Ele lembra que tinha uma tradição de passar todo aniversário de cabelo descolorido. Naquele dia, porém, pintou o cabelo de preto ao chegar em casa depois de voltar do mercado: “A primeira coisa que fiz foi pintar o cabelo de preto para não ser mais confundido com ladrão”.

Bernardo sonha em ter uma confeitaria e tirar a família da comunidade onde vive. Ele conta que sempre se sentiu constrangido com olhares preconceituosos em estabelecimentos comerciais. “Apesar de perceber olhares diferentes, nunca tinha sido humilhado daquela forma”, lembra o rapaz.

O confeiteiro postou o acontecimento nas suas redes sociais um dia após o episódio. Até esta terça-feira, a publicação já tinha alcançado 1.400 compartilhamentos. Bernardo é o filho caçula de uma família de três irmãos. A mãe é auxiliar de serviços gerais e o pai corretor de imóveis. Ele conta que aprendeu a fazer bolos com a mãe aos 12 anos de idade. Atualmente, faz doces por encomendas.

Depois que o caso se tornou público, segundo o rapaz, um representante do Extra ligou para ele pedindo desculpas.

“Racismo é crime. Não quero que outras pessoas passem pelo mesmo do que eu. É preciso que o Extra faça um treinamento para os seus seguranças. Recebi relatos de pessoas dizendo que casos assim já aconteceram lá antes de mim, mas não fizeram nada para mudar”, comenta Bernardo.

Segundo a advogada Danielle Coutinho, que representa Bernardo, o registro de ocorrência foi feito como injúria racial. O crime prevê pena de um a três anos de prisão, além de multa. A advogada disse que os responsáveis serão cobrados nas áreas criminal e cível, inclusive, com pedido de danos morais. Bernardo prestará depoimento à Polícia Civil nesta quarta-feira (26).

“O Extra ligou e pediu desculpas como se fosse aquele tapinha nas costas. O que sabemos, porém, é que casos assim são recorrentes naquele estabelecimento. A pessoa não pode ter seu direito violado”, afirma a advogada.

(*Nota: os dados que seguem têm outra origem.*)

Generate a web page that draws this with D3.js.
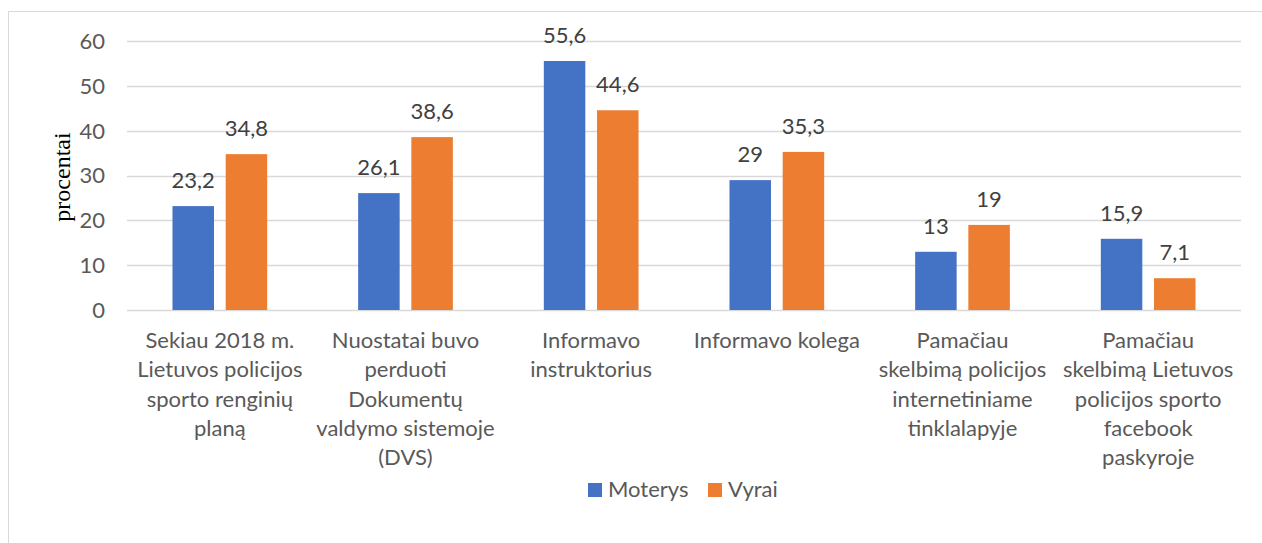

Segundo o rapaz, representantes do movimento negro de São Gonçalo organizam para o próximo dia 12 de setembro um ato de conscientização em frente ao Extra Hipermercado, do bairro Alcântara, onde aconteceu o caso.

Em nota, o Grupo Pão de Açúcar, que administra a rede Extra, informou que ao tomar conhecimento do caso iniciou um processo interno de apuração. “Até que este processo seja concluído, a rede optou pelo afastamento temporário do funcionário citado pelo cliente”, informou a nota.

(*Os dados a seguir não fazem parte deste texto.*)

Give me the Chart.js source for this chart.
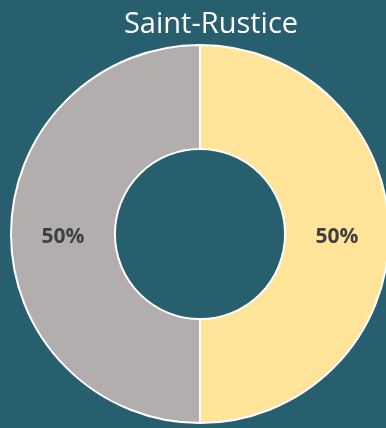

Ainda de acordo com a nota, a empresa teve contato com o cliente no último dia 20 para se desculpar. O hipermercado também informou que não orienta os funcionários para tomarem atitudes discriminatórias ou desrespeitosas, condenando os mesmos no código de ética e na política de diversidade e direitos humanos da rede.

A empresa disse ainda que disponibiliza um canal para recebimento e apuração de denúncias que infrinjam o código de ética da companhia e que participa da Coalização Empresarial pela Equidade Racial e de Gênero, além de estimular a implementação de políticas e práticas empresariais no campo da diversidade.

O grupo completa que qualquer denúncia é “rigorosamente apurada e, se comprovada a veracidade, são tomadas todas as providências necessárias”.